Like Arboretuum, there is a reference implementation of Treacle in
relatively pure Scheme, meant to normatively fill in any gaps in the
description of the language given in this document.


You may wonder, why forest-rewriting, or context rewriting? To be sure,
it does not add any computational power to term-rewriting, which is
already Turing-complete. But it does add a significant amount of
expressiveness. While this expressiveness seems to come at a signficant
cost (at least, as imagined in a naïve implementation,) there are two
advantages it might provide, one practical and one theoretical, which
I'll get to in a second.

The idea latent in forest-rewriting, which I didn't explain too well in
the Arboretuum documentation, is to *partition the subject*. Context
rewriting continues and generalizes this idea; while in forest-rewriting
it is obvious what the partitions are (named trees in a forest,) in
context-rewriting, the partitions would be subterms of some given term
(for example, the top-level term.) An engine implementing
context-rewriting might need some supplementary information or deductive
ability in order to "see" and exploit the partitions, but they could
nonetheless be identified.

One major effect of partitioning is to ease the locality constraint. If
you've ever tried programming in pure term-rewriting, you notice that
you have to "keep all your state together": if there are multiple pieces
of information in the tree of terms that relate to the reduction you
want to accomplish, they have to be in a bounded distance from, and in a
fixed relationship with, each other. If some piece is far away, it will
have to be brought to bear on the situation – *literally* brought, by
moving it through the tree through successive "bubbling" rewrites.
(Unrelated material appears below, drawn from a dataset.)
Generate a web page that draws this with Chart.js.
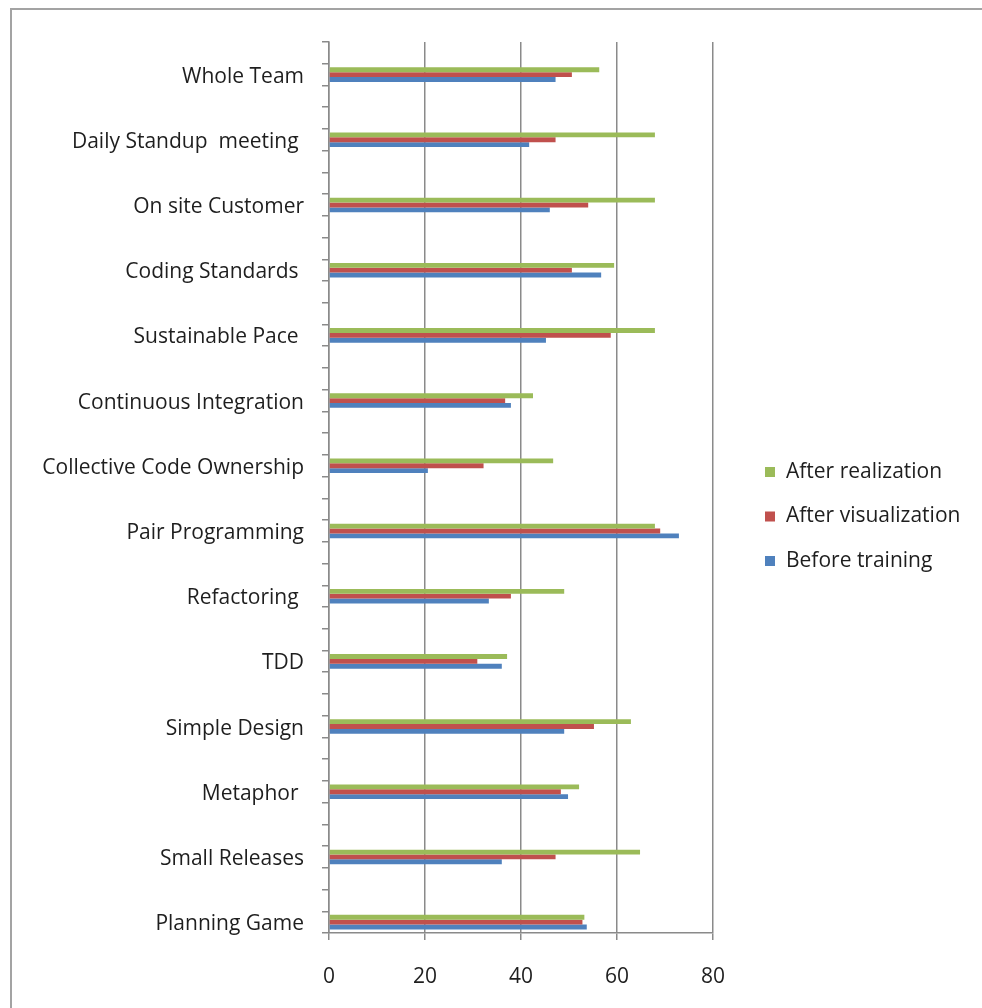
<!DOCTYPE html>
<html>
<head>
<meta charset="utf-8">
<style>
  html, body { margin: 0; padding: 0; background: #ffffff; }
  #wrap { width: 982px; height: 1008px; }
</style>
<script src="https://cdn.jsdelivr.net/npm/chart.js@4/dist/chart.umd.min.js"></script>
</head>
<body>
<div id="wrap"><canvas id="c" width="982" height="1008"></canvas></div>
<script>
// Practices, listed top to bottom as they appear on the axis
const categories = [
  'Whole Team',
  'Daily Standup  meeting ',
  'On site Customer',
  'Coding Standards ',
  'Sustainable Pace ',
  'Continuous Integration',
  'Collective Code Ownership',
  'Pair Programming',
  'Refactoring ',
  'TDD',
  'Simple Design',
  'Metaphor ',
  'Small Releases',
  'Planning Game'
];

const seriesNames = ['After realization', 'After visualization', 'Before training'];

const afterRealization   = [56.3, 67.9, 67.9, 59.4, 67.9, 42.5, 46.7, 67.9, 49.0, 37.1, 62.9, 52.1, 64.8, 53.2];
const afterVisualization = [50.6, 47.2, 54.0, 50.6, 58.7, 36.7, 32.2, 69.0, 37.9, 30.9, 55.2, 48.3, 47.2, 52.8];
const beforeTraining     = [47.2, 41.7, 46.0, 56.7, 45.2, 37.9, 20.6, 72.9, 33.3, 36.0, 49.0, 49.8, 36.0, 53.7];

const xTicks = [0, 20, 40, 60, 80];

const colors = ['#9BBB59', '#C0504D', '#4F81BD'];

// The sheet spaces each practice two empty rows apart, with one empty row on top.
const ROWS = 1 + categories.length * 3 - 2;
const rowOf = i => 1 + i * 3;

const rowLabels = Array(ROWS).fill('');
categories.forEach((c, i) => { rowLabels[rowOf(i)] = c; });

function spread(values) {
  const out = Array(ROWS).fill(null);
  values.forEach((v, i) => { out[rowOf(i)] = v; });
  return out;
}

const FONT = "'Open Sans', 'Liberation Sans', sans-serif";
const FSIZE = 21;
const TEXT = '#1e1e1e';
const GRID = '#8a8a8a';

// Frame around the chart and the legend on the right
const framePlugin = {
  id: 'frame',
  beforeDraw(chart) {
    const ctx = chart.ctx;
    ctx.save();
    ctx.fillStyle = '#ffffff';
    ctx.fillRect(0, 0, chart.width, chart.height);
    ctx.strokeStyle = '#a3a3a3';
    ctx.lineWidth = 2;
    ctx.strokeRect(11, 9, 1000, 1040);
    ctx.restore();
  },
  afterDraw(chart) {
    const ctx = chart.ctx;
    const area = chart.chartArea;
    ctx.save();
    ctx.font = FSIZE + 'px ' + FONT;
    ctx.textBaseline = 'middle';
    ctx.textAlign = 'left';
    const x0 = area.right + 52;
    const yMid = (area.top + area.bottom) / 2 + 29;
    const step = 44.5;
    chart.data.datasets.forEach((ds, i) => {
      const y = yMid + (i - 1) * step;
      ctx.fillStyle = ds.backgroundColor;
      ctx.fillRect(x0, y - 5, 10, 10);
      ctx.fillStyle = TEXT;
      ctx.fillText(ds.label, x0 + 21, y);
    });
    ctx.restore();
  }
};

const ctx = document.getElementById('c').getContext('2d');
new Chart(ctx, {
  type: 'bar',
  data: {
    labels: rowLabels,
    datasets: [
      { label: seriesNames[0], data: spread(afterRealization),   backgroundColor: colors[0] },
      { label: seriesNames[1], data: spread(afterVisualization), backgroundColor: colors[1] },
      { label: seriesNames[2], data: spread(beforeTraining),     backgroundColor: colors[2] }
    ]
  },
  options: {
    indexAxis: 'y',
    responsive: false,
    animation: false,
    devicePixelRatio: 1,
    categoryPercentage: 0.67,
    barPercentage: 1.0,
    layout: { padding: { top: 42, right: 269, left: 0, bottom: 0 } },
    plugins: {
      legend: { display: false },
      tooltip: { enabled: false }
    },
    scales: {
      x: {
        type: 'linear',
        min: xTicks[0],
        max: xTicks[xTicks.length - 1],
        afterBuildTicks(scale) { scale.ticks = xTicks.map(v => ({ value: v })); },
        afterFit(scale) { scale.height = 75; },
        grid: { color: GRID, lineWidth: 1.5, tickLength: 7, drawTicks: true },
        border: { color: GRID, width: 1.5 },
        ticks: { color: TEXT, font: { family: FONT, size: FSIZE }, padding: 24, maxRotation: 0 }
      },
      y: {
        type: 'category',
        afterFit(scale) { scale.width = 329; },
        grid: { drawOnChartArea: false, color: GRID, lineWidth: 1.5, tickLength: 7, offset: true },
        border: { color: GRID, width: 1.5 },
        ticks: {
          autoSkip: false,
          color: TEXT,
          font: { family: FONT, size: FSIZE },
          padding: 18,
          labelOffset: 2,
          callback: (v, i) => rowLabels[i]
        }
      }
    }
  },
  plugins: [framePlugin]
});
</script>
</body>
</html>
Forest-rewriting eases this by having multiple independent trees: some
piece of information can be anywhere in some other tree. Context
rewriting eases it by having holes in which the piece of information can
be found anywhere.

Partitioning the subject could have the practical benefit of improving
locality of reference in the rewriting engine. Each partition can reside
in its own memory buffer which is fixed in some way, for example in one
or more cache lines. Since we don't need to "bubble" information through
the term, each partition can stay in its own cached area, and we should
see fewer cache misses.

Partitioning the subject could also have the theoretical benefit of
making it easier to prove that the rewriting terminates. If you look
through some of the unit tests in `tests.scm`, you might notice that
some of them go to some lengths to avoid rewriting certain trees to
anything larger than they were. The size of each partition is then
monotonically decreasing, and so it will eventually "run out", at which
point the rewriting process must of course terminate. We might not be
able to achieve the ideal case where, on each rewrite, at least one of
the partitions shrinks and the rest stay the same size. The closer we
can come to it, however, the less burdensome should be the task of
proving that the entire system terminates, because many of the cases
should be trivial.

Happy whacky rewriting all sorts of fun ways!  
Chris Pressey  
Chicago, Illinois  
April 12, 2008